* [Source data]
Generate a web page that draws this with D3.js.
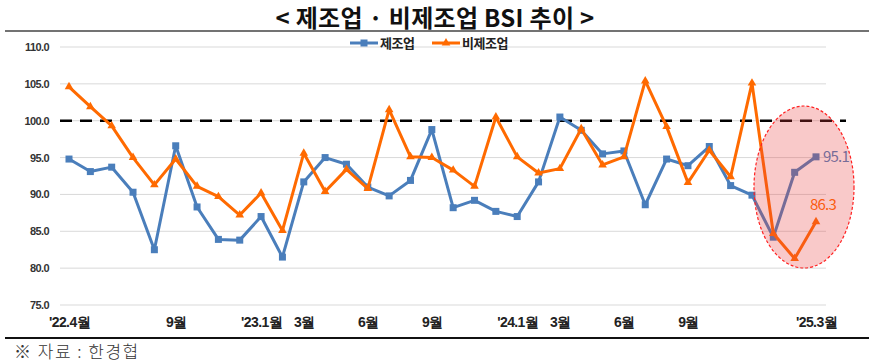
<!DOCTYPE html>
<html>
<head>
  <meta charset="utf-8">
  <title>제조업 · 비제조업 BSI 추이</title>
  <script src="https://d3js.org/d3.v7.min.js"></script>
  <style>
    body { margin: 0; background: #fff; }
    svg { display: block; font-family: "Noto Sans CJK KR", "Noto Sans", sans-serif; }
    .grid line { stroke: #d9d9d9; stroke-width: 1; }
    .line { fill: none; stroke-width: 3; stroke-linejoin: round; }
  </style>
</head>
<body>
  <div class="chart"></div>
  <script>
    // 월 (2022.4 ~ 2025.3)
    const months = d3.range(36);
    // x축 표시 라벨 (인덱스 -> 텍스트)
    const tickIndex = [0, 5, 9, 11, 14, 17, 21, 23, 26, 29, 35];
    const tickText = ["'22.4월", "9월", "'23.1월", "3월", "6월", "9월", "'24.1월", "3월", "6월", "9월", "'25.3월"];
    const yTicks = [75, 80, 85, 90, 95, 100, 105, 110];

    // 제조업 BSI
    const manufacturing = [94.8, 93.1, 93.7, 90.3, 82.5, 96.6, 88.3, 83.9, 83.8, 87.0,
      81.5, 91.7, 95.0, 94.1, 91.0, 89.8, 91.9, 98.8, 88.2, 89.2,
      87.7, 87.0, 91.7, 100.5, 98.7, 95.5, 95.9, 88.6, 94.8, 93.9,
      96.5, 91.2, 89.9, 84.2, 93.0, 95.1];
    // 비제조업 BSI
    const nonManufacturing = [104.6, 101.9, 99.3, 95.0, 91.3, 94.8, 91.1, 89.7, 87.2, 90.2,
      85.1, 95.6, 90.4, 93.4, 90.8, 101.5, 95.1, 95.0, 93.3, 91.1,
      100.5, 95.1, 92.9, 93.5, 98.9, 94.0, 95.1, 105.4, 99.2, 91.6,
      96.0, 92.4, 105.1, 84.7, 81.3, 86.3];

    const W = 874, H = 363;
    const svg = d3.select(".chart").append("svg")
      .attr("width", W).attr("height", H);

    // 제목
    svg.append("text")
      .attr("x", 435).attr("y", 27)
      .attr("text-anchor", "middle")
      .attr("font-size", 24).attr("font-weight", 700)
      .attr("letter-spacing", 0.3)
      .attr("fill", "#111")
      .text("< 제조업 · 비제조업 BSI 추이 >");
    svg.append("line")
      .attr("x1", 5).attr("x2", 869).attr("y1", 31).attr("y2", 31)
      .attr("stroke", "#444").attr("stroke-width", 1.5);

    const x = d3.scaleLinear().domain([0, 35]).range([69, 816]);
    const y = d3.scaleLinear().domain([75, 110]).range([305, 47]);

    // 격자선
    svg.append("g").attr("class", "grid")
      .selectAll("line").data(yTicks).join("line")
      .attr("x1", 60).attr("x2", 826)
      .attr("y1", d => y(d)).attr("y2", d => y(d));

    // y축
    const yAxis = svg.append("g")
      .attr("transform", "translate(52,0)")
      .call(d3.axisLeft(y).tickValues(yTicks).tickFormat(d3.format(".1f")).tickSize(0));
    yAxis.select(".domain").remove();
    yAxis.selectAll("text")
      .attr("font-size", 11).attr("font-weight", 700)
      .attr("letter-spacing", -0.6).attr("fill", "#333").attr("dx", 0);

    // x축 라벨
    const xAxis = svg.append("g")
      .attr("transform", "translate(0,314)")
      .call(d3.axisBottom(x).tickValues(tickIndex)
        .tickFormat((d, i) => tickText[i]).tickSize(0));
    xAxis.select(".domain").remove();
    xAxis.selectAll("text")
      .attr("font-size", 14).attr("font-weight", 700)
      .attr("letter-spacing", -0.6).attr("fill", "#222");

    // 기준선 100
    svg.append("line")
      .attr("x1", 60).attr("x2", 846)
      .attr("y1", y(100)).attr("y2", y(100))
      .attr("stroke", "#000").attr("stroke-width", 2.5)
      .attr("stroke-dasharray", "12,8");

    const line = d3.line().x((d, i) => x(i)).y(d => y(d));

    // 제조업
    svg.append("path").datum(manufacturing)
      .attr("class", "line").attr("stroke", "#4a7ebb").attr("d", line);
    svg.append("g").selectAll("rect").data(manufacturing).join("rect")
      .attr("x", (d, i) => x(i) - 3.5).attr("y", d => y(d) - 3.5)
      .attr("width", 7).attr("height", 7).attr("fill", "#4a7ebb");

    // 비제조업
    svg.append("path").datum(nonManufacturing)
      .attr("class", "line").attr("stroke", "#ff6a00").attr("d", line);
    svg.append("g").selectAll("path").data(nonManufacturing).join("path")
      .attr("transform", (d, i) => `translate(${x(i)},${y(d)})`)
      .attr("d", d3.symbol(d3.symbolTriangle, 32))
      .attr("fill", "#ff6a00");

    // 마지막 값 라벨
    svg.append("text")
      .attr("x", x(35) + 7).attr("y", y(manufacturing[35]) + 5)
      .attr("font-size", 15).attr("letter-spacing", -0.8)
      .attr("fill", "#4a7ebb").text(manufacturing[35].toFixed(1));
    svg.append("text")
      .attr("x", x(35) + 7).attr("y", y(nonManufacturing[35]) - 12)
      .attr("text-anchor", "middle")
      .attr("font-size", 15).attr("letter-spacing", -0.8)
      .attr("fill", "#ff6a00").text(nonManufacturing[35].toFixed(1));

    // 강조 타원
    svg.append("ellipse")
      .attr("cx", 804).attr("cy", 187).attr("rx", 50).attr("ry", 81)
      .attr("fill", "rgba(235,60,60,0.28)")
      .attr("stroke", "#ff2020").attr("stroke-width", 1.2)
      .attr("stroke-dasharray", "3,2");

    // 범례
    const legend = svg.append("g").attr("transform", "translate(350,43)");
    legend.append("line").attr("x1", 0).attr("x2", 28).attr("stroke", "#4a7ebb").attr("stroke-width", 3);
    legend.append("rect").attr("x", 10.5).attr("y", -3.5).attr("width", 7).attr("height", 7).attr("fill", "#4a7ebb");
    legend.append("text").attr("x", 30).attr("y", 5)
      .attr("font-size", 13).attr("font-weight", 700).attr("letter-spacing", -0.5).attr("fill", "#222").text("제조업");
    legend.append("line").attr("x1", 82).attr("x2", 110).attr("stroke", "#ff6a00").attr("stroke-width", 3);
    legend.append("path").attr("transform", "translate(96,0)")
      .attr("d", d3.symbol(d3.symbolTriangle, 32)).attr("fill", "#ff6a00");
    legend.append("text").attr("x", 112).attr("y", 5)
      .attr("font-size", 13).attr("font-weight", 700).attr("letter-spacing", -0.5).attr("fill", "#222").text("비제조업");

    // 하단선과 출처
    svg.append("line")
      .attr("x1", 5).attr("x2", 869).attr("y1", 338).attr("y2", 338)
      .attr("stroke", "#111").attr("stroke-width", 2);
    svg.append("text")
      .attr("x", 14).attr("y", 358)
      .attr("font-size", 17).attr("font-weight", 300)
      .attr("letter-spacing", 1.5).attr("fill", "#333")
      .text("※ 자료 : 한경협");
  </script>
</body>
</html>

* [Short exercise] Quote everything in the listing above exactly; pictures are the only thing to omit.

* [Written solution]
Generate a web page that draws this with D3.js.
<!DOCTYPE html>
<html>
<head>
  <meta charset="utf-8">
  <title>제조업 · 비제조업 BSI 추이</title>
  <script src="https://d3js.org/d3.v7.min.js"></script>
  <style>
    body { margin: 0; background: #fff; }
    svg { display: block; font-family: "Noto Sans CJK KR", "Noto Sans", sans-serif; }
    .grid line { stroke: #d9d9d9; stroke-width: 1; }
    .line { fill: none; stroke-width: 3; stroke-linejoin: round; }
  </style>
</head>
<body>
  <div class="chart"></div>
  <script>
    // 월 (2022.4 ~ 2025.3)
    const months = d3.range(36);
    // x축 표시 라벨 (인덱스 -> 텍스트)
    const tickIndex = [0, 5, 9, 11, 14, 17, 21, 23, 26, 29, 35];
    const tickText = ["'22.4월", "9월", "'23.1월", "3월", "6월", "9월", "'24.1월", "3월", "6월", "9월", "'25.3월"];
    const yTicks = [75, 80, 85, 90, 95, 100, 105, 110];

    // 제조업 BSI
    const manufacturing = [94.8, 93.1, 93.7, 90.3, 82.5, 96.6, 88.3, 83.9, 83.8, 87.0,
      81.5, 91.7, 95.0, 94.1, 91.0, 89.8, 91.9, 98.8, 88.2, 89.2,
      87.7, 87.0, 91.7, 100.5, 98.7, 95.5, 95.9, 88.6, 94.8, 93.9,
      96.5, 91.2, 89.9, 84.2, 93.0, 95.1];
    // 비제조업 BSI
    const nonManufacturing = [104.6, 101.9, 99.3, 95.0, 91.3, 94.8, 91.1, 89.7, 87.2, 90.2,
      85.1, 95.6, 90.4, 93.4, 90.8, 101.5, 95.1, 95.0, 93.3, 91.1,
      100.5, 95.1, 92.9, 93.5, 98.9, 94.0, 95.1, 105.4, 99.2, 91.6,
      96.0, 92.4, 105.1, 84.7, 81.3, 86.3];

    const W = 874, H = 363;
    const svg = d3.select(".chart").append("svg")
      .attr("width", W).attr("height", H);

    // 제목
    svg.append("text")
      .attr("x", 435).attr("y", 27)
      .attr("text-anchor", "middle")
      .attr("font-size", 24).attr("font-weight", 700)
      .attr("letter-spacing", 0.3)
      .attr("fill", "#111")
      .text("< 제조업 · 비제조업 BSI 추이 >");
    svg.append("line")
      .attr("x1", 5).attr("x2", 869).attr("y1", 31).attr("y2", 31)
      .attr("stroke", "#444").attr("stroke-width", 1.5);

    const x = d3.scaleLinear().domain([0, 35]).range([69, 816]);
    const y = d3.scaleLinear().domain([75, 110]).range([305, 47]);

    // 격자선
    svg.append("g").attr("class", "grid")
      .selectAll("line").data(yTicks).join("line")
      .attr("x1", 60).attr("x2", 826)
      .attr("y1", d => y(d)).attr("y2", d => y(d));

    // y축
    const yAxis = svg.append("g")
      .attr("transform", "translate(52,0)")
      .call(d3.axisLeft(y).tickValues(yTicks).tickFormat(d3.format(".1f")).tickSize(0));
    yAxis.select(".domain").remove();
    yAxis.selectAll("text")
      .attr("font-size", 11).attr("font-weight", 700)
      .attr("letter-spacing", -0.6).attr("fill", "#333").attr("dx", 0);

    // x축 라벨
    const xAxis = svg.append("g")
      .attr("transform", "translate(0,314)")
      .call(d3.axisBottom(x).tickValues(tickIndex)
        .tickFormat((d, i) => tickText[i]).tickSize(0));
    xAxis.select(".domain").remove();
    xAxis.selectAll("text")
      .attr("font-size", 14).attr("font-weight", 700)
      .attr("letter-spacing", -0.6).attr("fill", "#222");

    // 기준선 100
    svg.append("line")
      .attr("x1", 60).attr("x2", 846)
      .attr("y1", y(100)).attr("y2", y(100))
      .attr("stroke", "#000").attr("stroke-width", 2.5)
      .attr("stroke-dasharray", "12,8");

    const line = d3.line().x((d, i) => x(i)).y(d => y(d));

    // 제조업
    svg.append("path").datum(manufacturing)
      .attr("class", "line").attr("stroke", "#4a7ebb").attr("d", line);
    svg.append("g").selectAll("rect").data(manufacturing).join("rect")
      .attr("x", (d, i) => x(i) - 3.5).attr("y", d => y(d) - 3.5)
      .attr("width", 7).attr("height", 7).attr("fill", "#4a7ebb");

    // 비제조업
    svg.append("path").datum(nonManufacturing)
      .attr("class", "line").attr("stroke", "#ff6a00").attr("d", line);
    svg.append("g").selectAll("path").data(nonManufacturing).join("path")
      .attr("transform", (d, i) => `translate(${x(i)},${y(d)})`)
      .attr("d", d3.symbol(d3.symbolTriangle, 32))
      .attr("fill", "#ff6a00");

    // 마지막 값 라벨
    svg.append("text")
      .attr("x", x(35) + 7).attr("y", y(manufacturing[35]) + 5)
      .attr("font-size", 15).attr("letter-spacing", -0.8)
      .attr("fill", "#4a7ebb").text(manufacturing[35].toFixed(1));
    svg.append("text")
      .attr("x", x(35) + 7).attr("y", y(nonManufacturing[35]) - 12)
      .attr("text-anchor", "middle")
      .attr("font-size", 15).attr("letter-spacing", -0.8)
      .attr("fill", "#ff6a00").text(nonManufacturing[35].toFixed(1));

    // 강조 타원
    svg.append("ellipse")
      .attr("cx", 804).attr("cy", 187).attr("rx", 50).attr("ry", 81)
      .attr("fill", "rgba(235,60,60,0.28)")
      .attr("stroke", "#ff2020").attr("stroke-width", 1.2)
      .attr("stroke-dasharray", "3,2");

    // 범례
    const legend = svg.append("g").attr("transform", "translate(350,43)");
    legend.append("line").attr("x1", 0).attr("x2", 28).attr("stroke", "#4a7ebb").attr("stroke-width", 3);
    legend.append("rect").attr("x", 10.5).attr("y", -3.5).attr("width", 7).attr("height", 7).attr("fill", "#4a7ebb");
    legend.append("text").attr("x", 30).attr("y", 5)
      .attr("font-size", 13).attr("font-weight", 700).attr("letter-spacing", -0.5).attr("fill", "#222").text("제조업");
    legend.append("line").attr("x1", 82).attr("x2", 110).attr("stroke", "#ff6a00").attr("stroke-width", 3);
    legend.append("path").attr("transform", "translate(96,0)")
      .attr("d", d3.symbol(d3.symbolTriangle, 32)).attr("fill", "#ff6a00");
    legend.append("text").attr("x", 112).attr("y", 5)
      .attr("font-size", 13).attr("font-weight", 700).attr("letter-spacing", -0.5).attr("fill", "#222").text("비제조업");

    // 하단선과 출처
    svg.append("line")
      .attr("x1", 5).attr("x2", 869).attr("y1", 338).attr("y2", 338)
      .attr("stroke", "#111").attr("stroke-width", 2);
    svg.append("text")
      .attr("x", 14).attr("y", 358)
      .attr("font-size", 17).attr("font-weight", 300)
      .attr("letter-spacing", 1.5).attr("fill", "#333")
      .text("※ 자료 : 한경협");
  </script>
</body>
</html>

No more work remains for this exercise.